What you should do:
Lines with "Reproduce this diagram with TikZ." and "text width=232.5pt, inner" mark the range, both included. Reproduce exactly that stretch, without pictures.

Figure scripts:
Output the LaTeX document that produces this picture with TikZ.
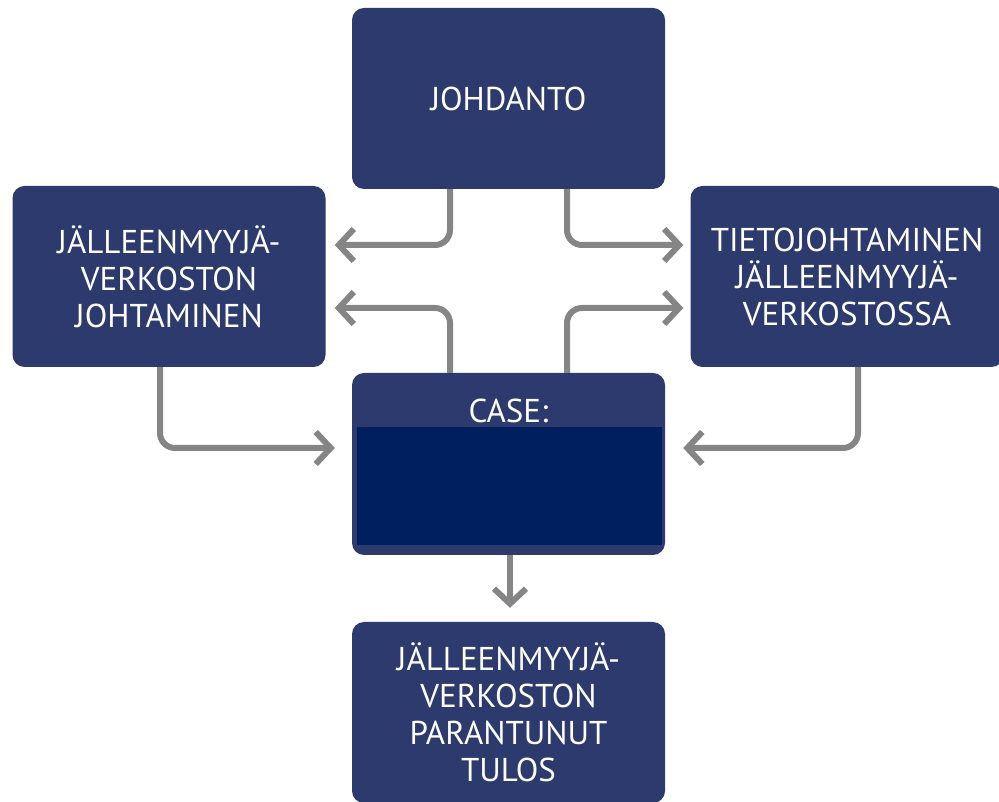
\documentclass[tikz,border=0pt]{standalone}
\usepackage{fontspec}
\setmainfont{PT Sans}
\usetikzlibrary{arrows.meta}
\definecolor{boxblue}{RGB}{44,58,110}
\definecolor{caseblue}{RGB}{0,31,94}
\definecolor{flowgray}{RGB}{133,133,133}
\begin{document}
\begin{tikzpicture}[x=1pt,y=1pt,
  block/.style={fill=boxblue, rounded corners=12pt, minimum width=313pt,
    minimum height=181pt, inner sep=0pt, text=white, align=center,
    font=\fontsize{33}{37}\selectfont},
  flow/.style={draw=flowgray, line width=6pt, rounded corners=15pt,
    -{Straight Barb[length=15pt,width=32pt]}}]
\useasboundingbox (0,0) rectangle (999,801);
\node[block] (intro) at (508.5,702.5) {JOHDANTO};
\node[block] (mgmt) at (169,524.5) {JÄLLEENMYYJÄ-\\VERKOSTON\\JOHTAMINEN};
\node[block] (know) at (847,524.5) {TIETOJOHTAMINEN\\JÄLLEENMYYJÄ-\\VERKOSTOSSA};
\node[block, minimum height=182pt] (case) at (508.5,337) {};
\fill[caseblue] (357,256) rectangle (662,374);
\node[text=white, font=\fontsize{33}{37}\selectfont] (caselabel) at (508.5,390) {CASE:};
\node[block] (result) at (508.5,88.5) {JÄLLEENMYYJÄ-\\VERKOSTON\\PARANTUNUT\\TULOS};
% connectors
\draw[flow, shorten >=9pt] ([xshift=-58.5pt]intro.south) |- ([yshift=31.5pt]mgmt.east);
\draw[flow, shorten >=7pt] ([xshift=58.5pt]intro.south) |- ([yshift=31.5pt]know.west);
\draw[flow, shorten >=9pt] ([xshift=-58.5pt]case.north) |- ([yshift=-31.5pt]mgmt.east);
\draw[flow, shorten >=7pt] ([xshift=58.5pt]case.north) |- ([yshift=-31.5pt]know.west);
\draw[flow, shorten >=17pt] ([xshift=-9pt]mgmt.south) |- ([yshift=16pt]case.west);
\draw[flow, shorten >=18pt] ([xshift=11pt]know.south) |- ([yshift=16pt]case.east);
\draw[flow, rounded corners=0pt, shorten >=14pt] ([xshift=1.5pt]case.south) -- ([xshift=1.5pt]result.north);
\end{tikzpicture}
\end{document}
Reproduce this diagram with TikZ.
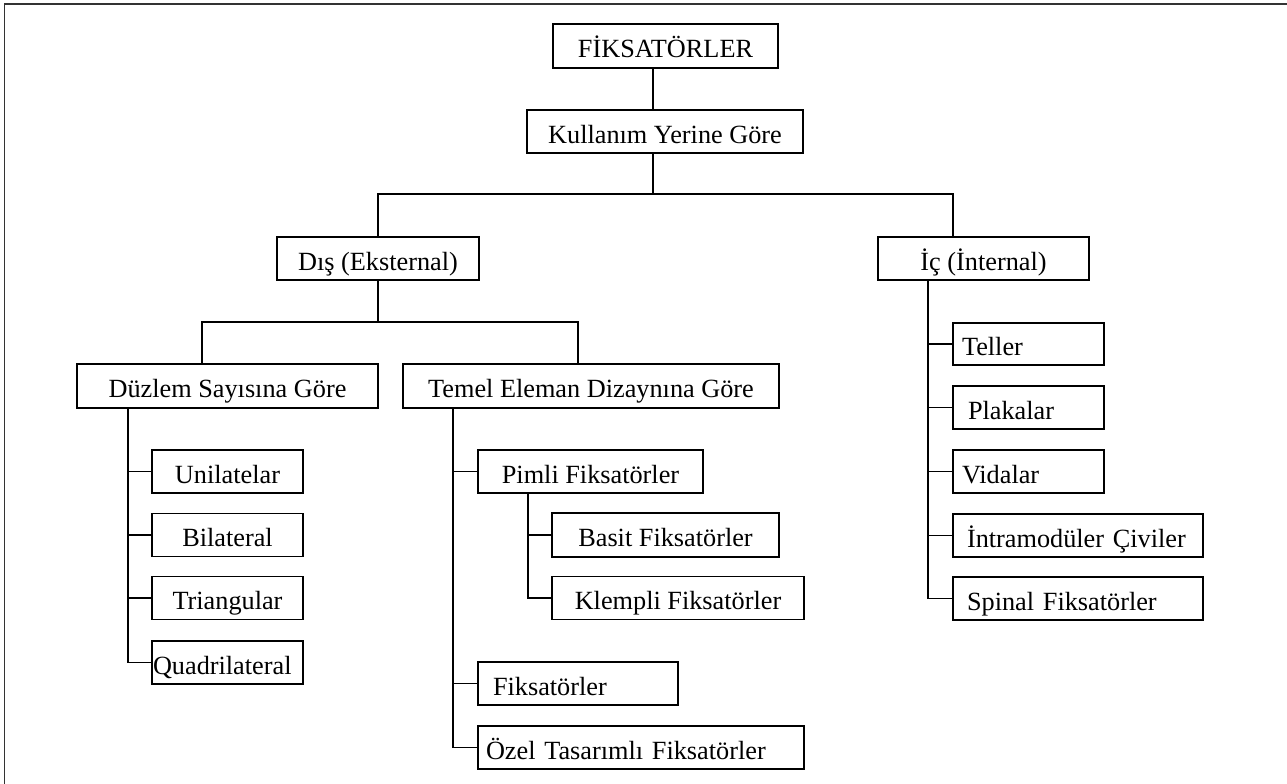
\documentclass[tikz,border=0pt]{standalone}
\usepackage{fontspec}
\setmainfont{Liberation Serif}
\begin{document}
\begin{tikzpicture}[x=0.75pt,y=-0.75pt,
  box/.style={draw, line width=1.1pt, inner ysep=0pt, inner xsep=0pt,
    text height=17.7pt, text depth=0pt,
    font=\fontsize{19.7}{23}\selectfont},
  sz/.style 2 args={minimum width=#1*0.75pt, minimum height=#2*0.75pt},
  conn/.style={line width=1.1pt},
  frame/.style={line width=1pt, draw=black!80}]
\useasboundingbox (0,0) rectangle (1287,784);
\draw[frame] (4.5,784) -- (4.5,4) -- (1287,4);

% level nodes
\node[box, sz={225}{44}] (root) at (665.5,46) {FİKSATÖRLER};
\node[box, sz={276}{43}] (kyg) at (665,131.5) {Kullanım Yerine Göre};
\node[box, sz={202}{43}] (dis) at (378,258.5) {Dış (Eksternal)};
\node[box, sz={211}{43}] (ic) at (983.5,258.5) {İç (İnternal)};
\node[box, sz={301}{44}] (duz) at (227.5,386) {Düzlem Sayısına Göre};
\node[box, sz={376}{44}] (tem) at (591,386) {Temel Eleman Dizaynına Göre};

% Düzlem children
\node[box, sz={151}{43}] (uni) at (227.5,471.5) {Unilatelar};
\node[box, sz={151}{43}] (bil) at (227.5,535) {Bilateral};
\node[box, sz={151}{43}] (tri) at (227.5,598) {Triangular};
\node[box, minimum height=43*0.75pt, text width=111.75pt, inner xsep=0.75pt, align=left] (quad) at (227.5,662.5) {Quadrilateral};

% Temel children
\node[box, sz={225}{43}] (pim) at (590.5,471.5) {Pimli Fiksatörler};
\node[box, sz={227}{44}] (bas) at (665.5,535) {Basit Fiksatörler};
\node[box, sz={252}{43}] (kle) at (678,598) {Klempli Fiksatörler};
\node[box, minimum height=43*0.75pt, text width=127.5pt, inner xsep=11.25pt, align=left] (fik) at (578,683.5) {Fiksatörler};
\node[box, minimum height=43*0.75pt, text width=232.5pt, inner xsep=6pt, align=left] (oze) at (641,747.5) {Özel Tasarımlı Fiksatörler};

% İç children
\node[box, minimum height=42*0.75pt, text width=99.75pt, inner xsep=6.75pt, align=left] (tel) at (1028.5,344) {Teller};
\node[box, minimum height=43*0.75pt, text width=90.75pt, inner xsep=11.25pt, align=left] (pla) at (1028.5,407.5) {Plakalar};
\node[box, minimum height=43*0.75pt, text width=99.75pt, inner xsep=6.75pt, align=left] (vid) at (1028.5,471.5) {Vidalar};
\node[box, minimum height=43*0.75pt, text width=166.5pt, inner xsep=10.5pt, align=left] (int) at (1078,535.5) {İntramodüler Çiviler};
\node[box, minimum height=43*0.75pt, text width=166.5pt, inner xsep=10.5pt, align=left] (spi) at (1078,598.5) {Spinal Fiksatörler};

% trunk coordinates
\coordinate (x0) at (653,0);
\coordinate (xic) at (953,0);
\coordinate (b0) at (0,194);
\coordinate (b1) at (0,322);
\coordinate (xd) at (128,0);
\coordinate (xt) at (453,0);
\coordinate (xp) at (528,0);
\coordinate (xi) at (928,0);
\coordinate (xdl) at (202,0);
\coordinate (xtr) at (578,0);

% connectors
\draw[conn] (root.south -| x0) -- (kyg.north -| x0);
\draw[conn] (kyg.south -| x0) -- (b0 -| x0);
\draw[conn] (dis.north) |- (b0 -| x0) -| (ic.north -| xic);
\draw[conn] (dis.south) -- (b1 -| dis.south);
\draw[conn] (duz.north -| xdl) |- (b1 -| dis.south) -| (tem.north -| xtr);

\draw[conn] (duz.south -| xd) |- (quad.west);
\foreach \n in {uni,bil,tri} \draw[conn] (\n.west) -- (\n.west -| xd);

\draw[conn] (tem.south -| xt) |- (oze.west);
\foreach \n in {pim,fik} \draw[conn] (\n.west) -- (\n.west -| xt);

\draw[conn] (pim.south -| xp) |- (kle.west);
\draw[conn] (bas.west) -- (bas.west -| xp);

\draw[conn] (ic.south -| xi) |- (spi.west);
\foreach \n in {tel,pla,vid,int} \draw[conn] (\n.west) -- (\n.west -| xi);
\end{tikzpicture}
\end{document}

Result:
Reproduce this diagram with TikZ.
\documentclass[tikz,border=0pt]{standalone}
\usepackage{fontspec}
\setmainfont{Liberation Serif}
\begin{document}
\begin{tikzpicture}[x=0.75pt,y=-0.75pt,
  box/.style={draw, line width=1.1pt, inner ysep=0pt, inner xsep=0pt,
    text height=17.7pt, text depth=0pt,
    font=\fontsize{19.7}{23}\selectfont},
  sz/.style 2 args={minimum width=#1*0.75pt, minimum height=#2*0.75pt},
  conn/.style={line width=1.1pt},
  frame/.style={line width=1pt, draw=black!80}]
\useasboundingbox (0,0) rectangle (1287,784);
\draw[frame] (4.5,784) -- (4.5,4) -- (1287,4);

% level nodes
\node[box, sz={225}{44}] (root) at (665.5,46) {FİKSATÖRLER};
\node[box, sz={276}{43}] (kyg) at (665,131.5) {Kullanım Yerine Göre};
\node[box, sz={202}{43}] (dis) at (378,258.5) {Dış (Eksternal)};
\node[box, sz={211}{43}] (ic) at (983.5,258.5) {İç (İnternal)};
\node[box, sz={301}{44}] (duz) at (227.5,386) {Düzlem Sayısına Göre};
\node[box, sz={376}{44}] (tem) at (591,386) {Temel Eleman Dizaynına Göre};

% Düzlem children
\node[box, sz={151}{43}] (uni) at (227.5,471.5) {Unilatelar};
\node[box, sz={151}{43}] (bil) at (227.5,535) {Bilateral};
\node[box, sz={151}{43}] (tri) at (227.5,598) {Triangular};
\node[box, minimum height=43*0.75pt, text width=111.75pt, inner xsep=0.75pt, align=left] (quad) at (227.5,662.5) {Quadrilateral};

% Temel children
\node[box, sz={225}{43}] (pim) at (590.5,471.5) {Pimli Fiksatörler};
\node[box, sz={227}{44}] (bas) at (665.5,535) {Basit Fiksatörler};
\node[box, sz={252}{43}] (kle) at (678,598) {Klempli Fiksatörler};
\node[box, minimum height=43*0.75pt, text width=127.5pt, inner xsep=11.25pt, align=left] (fik) at (578,683.5) {Fiksatörler};
\node[box, minimum height=43*0.75pt, text width=232.5pt, inner xsep=6pt, align=left] (oze) at (641,747.5) {Özel Tasarımlı Fiksatörler};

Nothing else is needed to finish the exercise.